_Task requirements_:
Skip the pictures and repeat each line of the data exactly.

-=-=-

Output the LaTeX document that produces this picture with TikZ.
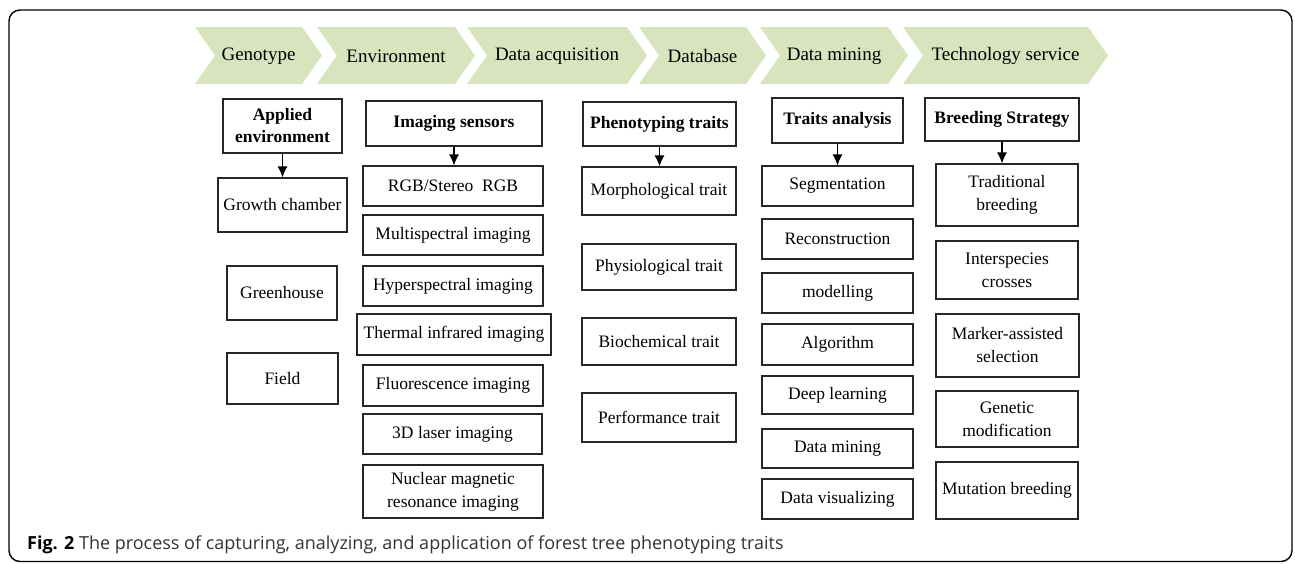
\documentclass[tikz,border=0pt]{standalone}
\usepackage{fontspec}
\setmainfont{Liberation Serif}
\newfontfamily\capfont{Open Sans}
\usetikzlibrary{arrows.meta}
\definecolor{chevgreen}{HTML}{D7E4BD}
\tikzset{
  box/.style={draw=black!85, line width=1.1pt, inner sep=0pt, align=center,
    font=\fontsize{17.5}{23}\selectfont},
  headbox/.style={box, font=\fontsize{17.5}{22}\selectfont\bfseries},
  chevtext/.style={font=\fontsize{19}{22}\selectfont},
  envbox/.style={box, minimum width=110pt, minimum height=52pt},
  sensbox/.style={box, minimum width=180pt, minimum height=40pt},
  traitbox/.style={box, minimum width=154pt, minimum height=47pt},
  minebox/.style={box, minimum width=151pt, minimum height=40pt},
  breedbox/.style={box, minimum width=142pt, minimum height=58pt},
}
\begin{document}
\begin{tikzpicture}[x=1pt,y=-1pt]
  \useasboundingbox (0,0) rectangle (1295,563);
  \draw[line width=1.4pt, rounded corners=11pt] (9,10) rectangle (1292,561.5);
  % process chevrons
  \foreach \xa/\xb/\lbl/\nm in {195/322/Genotype/geno, 317/475/Environment/envi,
      467/647/Data acquisition/acq, 639/766/Database/dbase,
      760/908/Data mining/mining, 903/1108/Technology service/tech}{
    \fill[chevgreen] (\xa,27) -- (\xb-20,27) -- (\xb,55.5) -- (\xb-20,84)
      -- (\xa,84) -- (\xa+20,55.5) -- cycle;
    \node[chevtext] (\nm) at ({(\xa+\xb)/2},56) {\lbl};
  }
  % headers
  \node[headbox, minimum width=119pt, minimum height=54pt] (hEnv) at (282.5,126) {Applied\\environment};
  \node[headbox, minimum width=176pt, minimum height=45pt] (hSens) at (454,123.5) {Imaging sensors};
  \node[headbox, minimum width=153pt, minimum height=44pt] (hTrait) at (659.5,124) {Phenotyping traits};
  \node[headbox, minimum width=131pt, minimum height=45pt] (hMine) at (837.5,120.5) {Traits analysis};
  \node[headbox, minimum width=154pt, minimum height=43pt] (hBreed) at (1002,119.5) {Breeding Strategy};
  % applied environment
  \node[envbox, minimum width=129pt, minimum height=54pt] (chamber) at (282.5,205) {Growth chamber};
  \node[envbox, minimum height=54pt] (green) at (282,293) {Greenhouse};
  \node[envbox, minimum width=111pt, minimum height=51pt] (field) at (282.5,378.5) {Field};
  % imaging sensors
  \node[sensbox] (rgb) at (453,186) {RGB/Stereo\ \ RGB};
  \node[sensbox] (multi) at (453,235) {Multispectral imaging};
  \node[sensbox] (hyper) at (453,286) {Hyperspectral imaging};
  \node[sensbox, minimum width=194pt, minimum height=41pt] (thermal) at (454,334.5) {Thermal infrared imaging};
  \node[sensbox, minimum height=41pt] (fluo) at (453,385.5) {Fluorescence imaging};
  \node[sensbox, minimum width=179pt] (laser) at (452.5,434) {3D laser imaging};
  \node[sensbox, minimum height=53pt] (nmr) at (453,491.5) {Nuclear magnetic\\resonance imaging};
  % phenotyping traits
  \node[traitbox, minimum height=48pt] (morph) at (659,191) {Morphological trait};
  \node[traitbox, minimum height=46pt] (physio) at (659,267) {Physiological trait};
  \node[traitbox] (biochem) at (659,341.5) {Biochemical trait};
  \node[traitbox, minimum height=49pt] (perform) at (659,417.5) {Performance trait};
  % traits analysis
  \node[minebox] (segm) at (837.5,186) {Segmentation};
  \node[minebox] (recon) at (837.5,239) {Reconstruction};
  \node[minebox] (model) at (837.5,293) {modelling};
  \node[minebox, minimum height=41pt] (algo) at (837.5,344.5) {Algorithm};
  \node[minebox, minimum height=38pt] (deep) at (837.5,395) {Deep learning};
  \node[minebox, minimum height=39pt] (dmine) at (837.5,448.5) {Data mining};
  \node[minebox] (visual) at (837.5,499) {Data visualizing};
  % breeding strategy
  \node[breedbox, minimum height=62pt] (trad) at (1007,195) {Traditional\\breeding};
  \node[breedbox] (inter) at (1007,270) {Interspecies\\crosses};
  \node[breedbox, minimum width=143pt, minimum height=63pt] (marker) at (1007.5,345.5) {Marker-assisted\\selection};
  \node[breedbox, minimum height=56pt] (genetic) at (1007,419) {Genetic\\modification};
  \node[breedbox, minimum height=57pt] (mutation) at (1007,490.5) {Mutation breeding};
  \begin{scope}[line width=1.3pt, -{Latex[length=11pt,width=10pt]}]
    \draw (hEnv.south) -- (hEnv.south |- chamber.north);
    \draw (hSens.south) -- (hSens.south |- rgb.north);
    \draw (hTrait.south) -- (hTrait.south |- morph.north);
    \draw (hMine.south) -- (hMine.south |- segm.north);
    \draw (hBreed.south) -- (hBreed.south |- trad.north);
  \end{scope}
  % caption
  \node[anchor=base west, inner sep=0pt, text=black!80,
    font=\capfont\fontsize{18}{21}\selectfont] (caption) at (27,549)
    {\textcolor{black}{\textbf{Fig. 2}} The process of capturing, analyzing, and application of forest tree phenotyping traits};
\end{tikzpicture}
\end{document}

-=-=-

_Solution to this task_:
Output the LaTeX document that produces this picture with TikZ.
\documentclass[tikz,border=0pt]{standalone}
\usepackage{fontspec}
\setmainfont{Liberation Serif}
\newfontfamily\capfont{Open Sans}
\usetikzlibrary{arrows.meta}
\definecolor{chevgreen}{HTML}{D7E4BD}
\tikzset{
  box/.style={draw=black!85, line width=1.1pt, inner sep=0pt, align=center,
    font=\fontsize{17.5}{23}\selectfont},
  headbox/.style={box, font=\fontsize{17.5}{22}\selectfont\bfseries},
  chevtext/.style={font=\fontsize{19}{22}\selectfont},
  envbox/.style={box, minimum width=110pt, minimum height=52pt},
  sensbox/.style={box, minimum width=180pt, minimum height=40pt},
  traitbox/.style={box, minimum width=154pt, minimum height=47pt},
  minebox/.style={box, minimum width=151pt, minimum height=40pt},
  breedbox/.style={box, minimum width=142pt, minimum height=58pt},
}
\begin{document}
\begin{tikzpicture}[x=1pt,y=-1pt]
  \useasboundingbox (0,0) rectangle (1295,563);
  \draw[line width=1.4pt, rounded corners=11pt] (9,10) rectangle (1292,561.5);
  % process chevrons
  \foreach \xa/\xb/\lbl/\nm in {195/322/Genotype/geno, 317/475/Environment/envi,
      467/647/Data acquisition/acq, 639/766/Database/dbase,
      760/908/Data mining/mining, 903/1108/Technology service/tech}{
    \fill[chevgreen] (\xa,27) -- (\xb-20,27) -- (\xb,55.5) -- (\xb-20,84)
      -- (\xa,84) -- (\xa+20,55.5) -- cycle;
    \node[chevtext] (\nm) at ({(\xa+\xb)/2},56) {\lbl};
  }
  % headers
  \node[headbox, minimum width=119pt, minimum height=54pt] (hEnv) at (282.5,126) {Applied\\environment};
  \node[headbox, minimum width=176pt, minimum height=45pt] (hSens) at (454,123.5) {Imaging sensors};
  \node[headbox, minimum width=153pt, minimum height=44pt] (hTrait) at (659.5,124) {Phenotyping traits};
  \node[headbox, minimum width=131pt, minimum height=45pt] (hMine) at (837.5,120.5) {Traits analysis};
  \node[headbox, minimum width=154pt, minimum height=43pt] (hBreed) at (1002,119.5) {Breeding Strategy};
  % applied environment
  \node[envbox, minimum width=129pt, minimum height=54pt] (chamber) at (282.5,205) {Growth chamber};
  \node[envbox, minimum height=54pt] (green) at (282,293) {Greenhouse};
  \node[envbox, minimum width=111pt, minimum height=51pt] (field) at (282.5,378.5) {Field};
  % imaging sensors
  \node[sensbox] (rgb) at (453,186) {RGB/Stereo\ \ RGB};
  \node[sensbox] (multi) at (453,235) {Multispectral imaging};
  \node[sensbox] (hyper) at (453,286) {Hyperspectral imaging};
  \node[sensbox, minimum width=194pt, minimum height=41pt] (thermal) at (454,334.5) {Thermal infrared imaging};
  \node[sensbox, minimum height=41pt] (fluo) at (453,385.5) {Fluorescence imaging};
  \node[sensbox, minimum width=179pt] (laser) at (452.5,434) {3D laser imaging};
  \node[sensbox, minimum height=53pt] (nmr) at (453,491.5) {Nuclear magnetic\\resonance imaging};
  % phenotyping traits
  \node[traitbox, minimum height=48pt] (morph) at (659,191) {Morphological trait};
  \node[traitbox, minimum height=46pt] (physio) at (659,267) {Physiological trait};
  \node[traitbox] (biochem) at (659,341.5) {Biochemical trait};
  \node[traitbox, minimum height=49pt] (perform) at (659,417.5) {Performance trait};
  % traits analysis
  \node[minebox] (segm) at (837.5,186) {Segmentation};
  \node[minebox] (recon) at (837.5,239) {Reconstruction};
  \node[minebox] (model) at (837.5,293) {modelling};
  \node[minebox, minimum height=41pt] (algo) at (837.5,344.5) {Algorithm};
  \node[minebox, minimum height=38pt] (deep) at (837.5,395) {Deep learning};
  \node[minebox, minimum height=39pt] (dmine) at (837.5,448.5) {Data mining};
  \node[minebox] (visual) at (837.5,499) {Data visualizing};
  % breeding strategy
  \node[breedbox, minimum height=62pt] (trad) at (1007,195) {Traditional\\breeding};
  \node[breedbox] (inter) at (1007,270) {Interspecies\\crosses};
  \node[breedbox, minimum width=143pt, minimum height=63pt] (marker) at (1007.5,345.5) {Marker-assisted\\selection};
  \node[breedbox, minimum height=56pt] (genetic) at (1007,419) {Genetic\\modification};
  \node[breedbox, minimum height=57pt] (mutation) at (1007,490.5) {Mutation breeding};
  \begin{scope}[line width=1.3pt, -{Latex[length=11pt,width=10pt]}]
    \draw (hEnv.south) -- (hEnv.south |- chamber.north);
    \draw (hSens.south) -- (hSens.south |- rgb.north);
    \draw (hTrait.south) -- (hTrait.south |- morph.north);
    \draw (hMine.south) -- (hMine.south |- segm.north);
    \draw (hBreed.south) -- (hBreed.south |- trad.north);
  \end{scope}
  % caption
  \node[anchor=base west, inner sep=0pt, text=black!80,
    font=\capfont\fontsize{18}{21}\selectfont] (caption) at (27,549)
    {\textcolor{black}{\textbf{Fig. 2}} The process of capturing, analyzing, and application of forest tree phenotyping traits};
\end{tikzpicture}
\end{document}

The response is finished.